Aber auch Länder wie Deutschland und Frankreich haben getrickst, um die Defizitkriterien erfüllen zu können. So verkaufte die deutsche Bundesregierung Aktien der Deutsche Telekom und der Deutsche Post an die staatseigene Bank KfW, um seinen Schuldenstand zu verringern. Faktisch blieb dabei das Risiko ebenso wie die Dividendeneinnahmen jedoch beim Bund. Frankreich übernahm die Pensionsverpflichtungen der privatisierten France Telecom und erhielt einmalig 37,5 Milliarden Francs, wodurch sich das Staats Defizit um etwa 0,6 Prozentpunkte gesenkt hat. Wenn folglich Griechenland sehr negativ dargestellt wird, so muss auch bedacht werden, dass Deutschland und Frankreich, die als „Lokomotiven“ der Europäischen Union gelten, versucht haben, durch „kosmetische Buchungen“ die Zahlen zu schönen.

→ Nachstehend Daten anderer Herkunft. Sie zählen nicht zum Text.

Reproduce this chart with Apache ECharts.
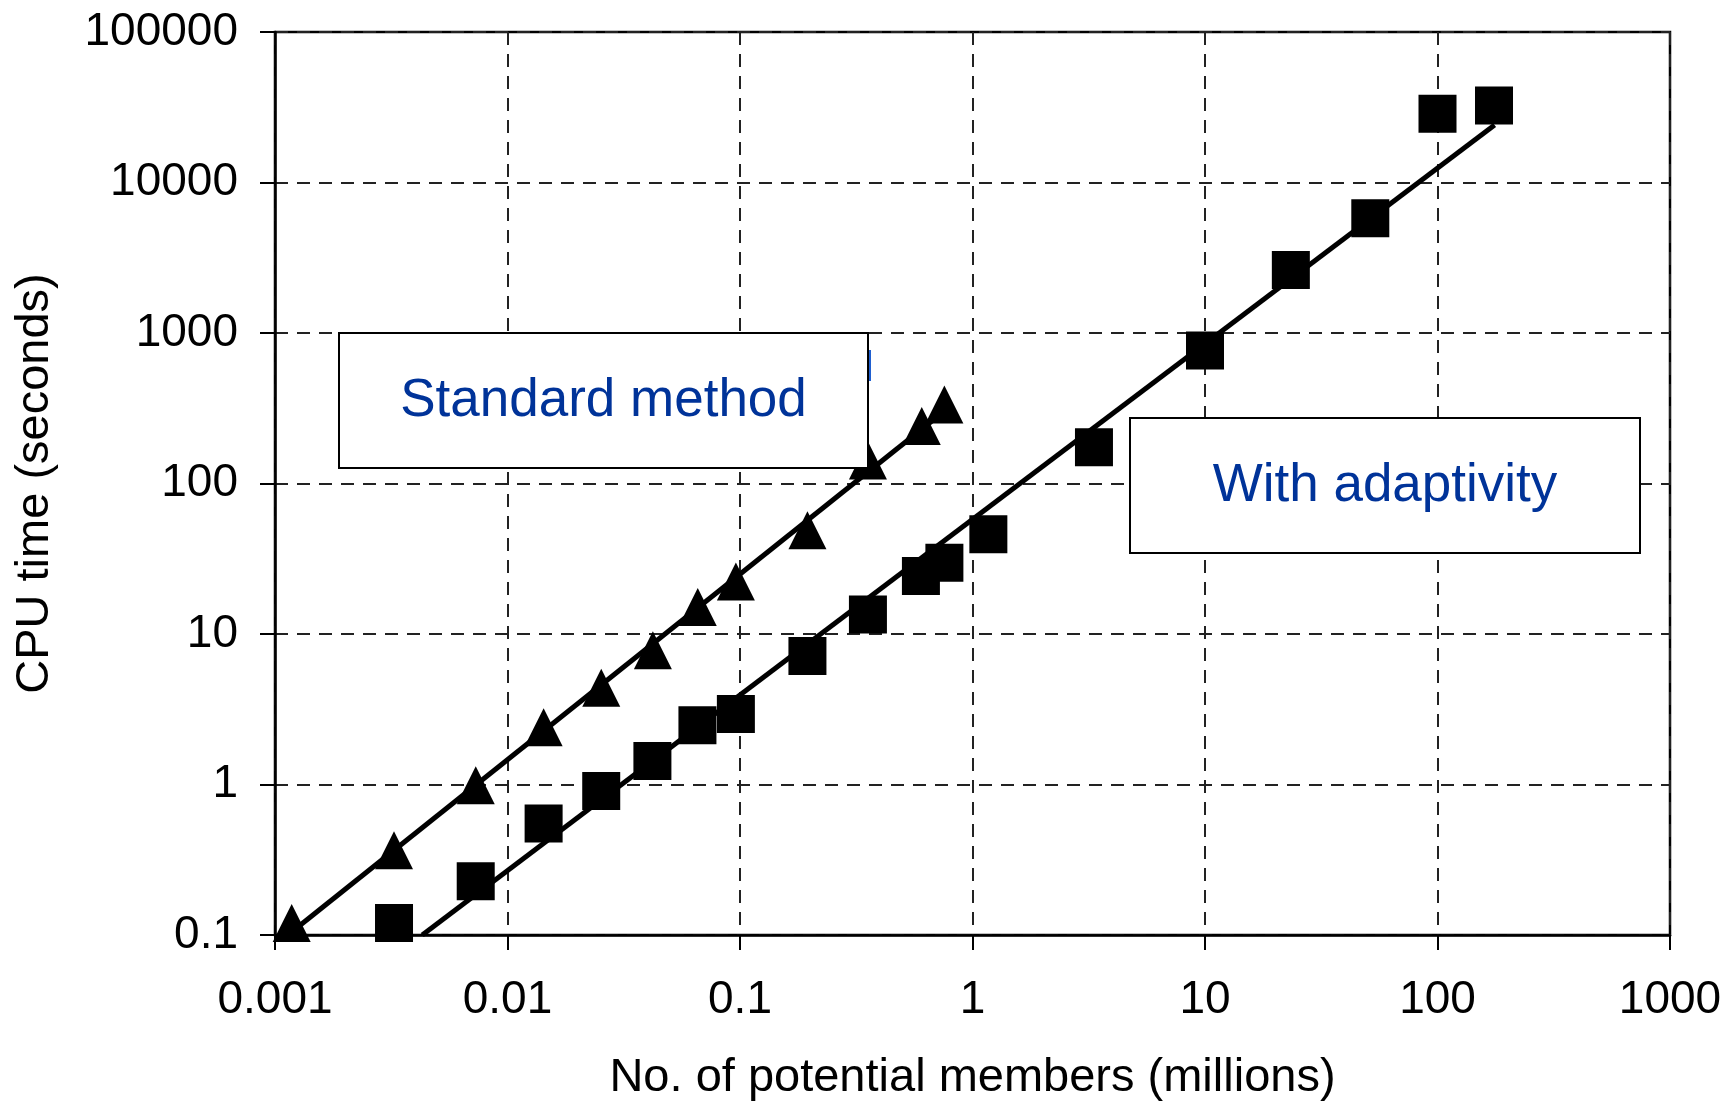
<!DOCTYPE html>
<html>
<head>
<meta charset="utf-8">
<script src="https://cdn.jsdelivr.net/npm/echarts@6/dist/echarts.min.js"></script>
<style>
html,body{margin:0;padding:0;background:#fff}
#c{width:1729px;height:1107px}
</style>
</head>
<body>
<div id="c"></div>
<script>
// ---- data ----
const xTickLabels = ['0.001', '0.01', '0.1', '1', '10', '100', '1000'];
const yTickLabels = ['0.1', '1', '10', '100', '1000', '10000', '100000'];

const standardX = [0.00118, 0.00325, 0.0073, 0.0143, 0.0253, 0.0422, 0.0658, 0.096, 0.195, 0.355, 0.605, 0.757];
const standardY = [0.12, 0.365, 0.99, 2.4, 4.4, 7.8, 15.1, 22.3, 49, 142, 241, 335];

const adaptiveX = [0.00325, 0.0073, 0.0143, 0.0253, 0.042, 0.0656, 0.096, 0.195, 0.355, 0.6, 0.757, 1.17, 3.33, 10, 23.4, 51.4, 100, 175];
const adaptiveY = [0.12, 0.228, 0.55, 0.905, 1.43, 2.48, 2.94, 7.14, 13.5, 24.3, 29.7, 46, 174, 766, 2620, 5780, 28600, 32500];

const standardTrendX = [0.00119, 0.757];
const standardTrendY = [0.106, 303];
const adaptiveTrendX = [0.0043, 176];
const adaptiveTrendY = [0.1, 24100];

const boxLabels = ['Standard method', 'With adaptivity'];
const xTitle = 'No. of potential members (millions)';
const yTitle = 'CPU time (seconds)';

// ---- chart ----
const FONT = '"Liberation Sans", Arial, sans-serif';
const zip = (a, b) => a.map((v, i) => [v, b[i]]);

const chart = echarts.init(document.getElementById('c'), null, {renderer: 'canvas'});

const gridLine = {show: true, lineStyle: {color: '#222', width: 2, type: [13, 9]}};

const option = {
  backgroundColor: '#fff',
  animation: false,
  grid: {
    left: 275, right: 59, top: 32, bottom: 172,
    containLabel: false, outerBoundsMode: 'none',
    show: true, borderColor: '#000', borderWidth: 2.5, backgroundColor: 'transparent'
  },
  xAxis: {
    type: 'log', logBase: 10, min: 0.001, max: 1000, splitNumber: 6,
    name: xTitle, nameLocation: 'middle', nameGap: 120,
    nameTextStyle: {fontFamily: FONT, fontSize: 47, color: '#000'},
    axisLine: {show: true, onZero: false, lineStyle: {color: '#000', width: 2.5}},
    axisTick: {show: true, inside: false, length: 15, lineStyle: {color: '#000', width: 2}},
    minorTick: {show: false},
    axisLabel: {
      margin: 42, fontFamily: FONT, fontSize: 46, color: '#000',
      formatter: v => xTickLabels[Math.round(Math.log10(v)) + 3]
    },
    splitLine: gridLine
  },
  yAxis: {
    type: 'log', logBase: 10, min: 0.1, max: 100000, splitNumber: 6,
    name: yTitle, nameLocation: 'middle', nameGap: 216,
    nameTextStyle: {fontFamily: FONT, fontSize: 47, color: '#000'},
    axisLine: {show: true, onZero: false, lineStyle: {color: '#000', width: 2.5}},
    axisTick: {show: true, inside: false, length: 15, lineStyle: {color: '#000', width: 2}},
    minorTick: {show: false},
    axisLabel: {
      margin: 37, fontFamily: FONT, fontSize: 46, color: '#000',
      formatter: v => yTickLabels[Math.round(Math.log10(v)) + 1]
    },
    splitLine: gridLine
  },
  series: [
    {
      type: 'line', data: zip(standardTrendX, standardTrendY), showSymbol: false, symbol: 'none',
      lineStyle: {color: '#000', width: 5, opacity: 1}, z: 2, clip: true, silent: true
    },
    {
      type: 'line', data: zip(adaptiveTrendX, adaptiveTrendY), showSymbol: false, symbol: 'none',
      lineStyle: {color: '#000', width: 5, opacity: 1}, z: 2, clip: true, silent: true
    },
    {
      type: 'scatter', data: zip(standardX, standardY), symbol: 'triangle', symbolSize: 38,
      itemStyle: {color: '#000', opacity: 1}, z: 3, clip: false
    },
    {
      type: 'scatter', data: zip(adaptiveX, adaptiveY), symbol: 'rect', symbolSize: 38,
      itemStyle: {color: '#000', opacity: 1}, z: 3, clip: false
    }
  ],
  graphic: {
    elements: [
      {type: 'rect', z: 100, zlevel: 0, shape: {x: 339, y: 333, width: 529, height: 135},
       style: {fill: '#fff', stroke: '#000', lineWidth: 2}},
      {type: 'text', z: 101, x: 603.5, y: 401,
       style: {text: boxLabels[0], font: '53px ' + FONT, fill: '#003399', textAlign: 'center', textVerticalAlign: 'middle'}},
      {type: 'line', z: 101, shape: {x1: 870, y1: 350, x2: 870, y2: 381},
       style: {stroke: '#1f5fd0', lineWidth: 2}},
      {type: 'rect', z: 100, shape: {x: 1130, y: 418, width: 510, height: 135},
       style: {fill: '#fff', stroke: '#000', lineWidth: 2}},
      {type: 'text', z: 101, x: 1385, y: 486,
       style: {text: boxLabels[1], font: '53px ' + FONT, fill: '#003399', textAlign: 'center', textVerticalAlign: 'middle'}}
    ]
  }
};

chart.setOption(option);
</script>
</body>
</html>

Hinzu kommt, dass (ausgerechnet) Deutschland und Frankreich die ersten Länder nach Einführung des Euros waren, die gegen die 3%-Marke verstoßen haben (Von den „falschen“ griechischen Zahlen wusste man damals offiziell noch nichts). Diese beiden Länder haben – in intensiven Verhandlungen - erreicht, dass sie keine Sanktionen erleiden mussten.
Viele sehen genau hier ein Problem. Warum sollten sich andere Länder weiterhin so streng an die Einhaltung der Kriterien orientieren, wenn selbst die beiden führenden Länder in der Eurozone sich nicht daran halten? Ist es richtig, dass über die Einhaltung und die Sanktionen nur die Politiker entscheiden sollen und die Bürger diese Entscheidungen einfach hinnehmen müssen? Sollen über diese wichtigen wirtschaftspolitischen Angelegenheiten nicht die Bürger direkt bestimmen?